J.B. Straubel, sürdürülebilir enerji ve elektrikli araç teknolojisinin gelişimine yaptığı önemli katkılarla tanınan, seçkin bir mühendis ve girişimcidir. En çok, elektrikli araçlar ve yenilenebilir enerji çözümlerinde küresel bir lider olan Tesla Inc.’in kurucu ortağı ve eski Teknoloji Başkanı olarak bilinir. Straubel’in elektrikli aktarma organları ve ileri düzey batarya teknolojisi konusundaki kapsamlı uzmanlığı, Tesla’yı sürdürülebilir enerji sektöründe öncü bir konuma taşımada itici bir güç olmuştur.
Tesla’dan önce, Straubel, ortak kurucusu olduğu havacılık şirketi Volacom’da enerji depolama sistemleri üzerine uzmanlığını geliştirmiştir. Burada hibrit elektrikli uçakların geliştirilmesi gibi çığır açan projeler üzerinde çalışmıştır. Tesla’ya katıldığında, Tesla Roadster, Model S ve Model 3’ün tasarımı ve geliştirilmesi gibi önemli girişimlere liderlik etmiştir. Ayrıca, şirketin üretim kapasitesini büyük ölçüde artıran Tesla Gigafactory’nin tasarımı ve hayata geçirilmesinde kilit bir rol oynamıştır. On beş yıllık CTO görev süresi boyunca, araştırma ve geliştirme, ekip oluşturma ve operasyonel ölçeklendirme konularında öncü bir rol oynayarak, Tesla’nın prototip araçlardan seri üretim ve gigawatt-saat ölçeğinde enerji depolamaya geçişini yönetmiştir.
Tesla’daki çalışmalarına ek olarak, Straubel, güneş enerjisi hizmetlerinde uzmanlaşmış bir Tesla yan kuruluşu olan SolarCity’nin kurulmasında önemli bir rol oynamıştır. Bu, yenilenebilir enerji alanındaki etkisini daha da genişletmiştir.
2019 yılında, Straubel sürdürülebilir döngüsel ekonomi yaratmaya odaklanarak Redwood Materials’ı kurmuştur. CEO olarak, lityum iyon pillerin ve elektronik atıkların geri dönüştürülmesiyle atık yönetiminde devrim yapmaya, kaynakların geri kazanımına ve sürdürülebilirliğe olan bağlılığını ilerletmeye kararlıdır.
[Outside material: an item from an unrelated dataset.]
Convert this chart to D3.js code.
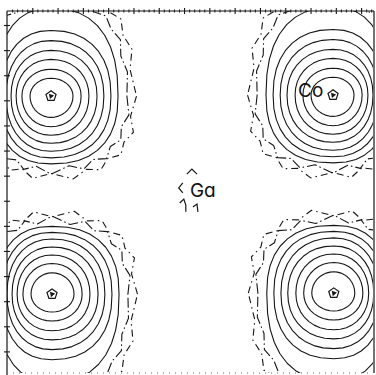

2023 itibarıyla, Tesla’nın hissedarları tarafından seçilerek şirketin bağımsız yönetim kurulu üyesi olarak Tesla’ya yeniden katılmıştır. Hem Tesla hem de Redwood Materials’daki sürekli çalışmalarıyla Straubel, geleneksel enerji paradigmalarına meydan okumakta ve teknoloji ile sürdürülebilirlik alanlarında parlak bir figür olarak öne çıkmaktadır.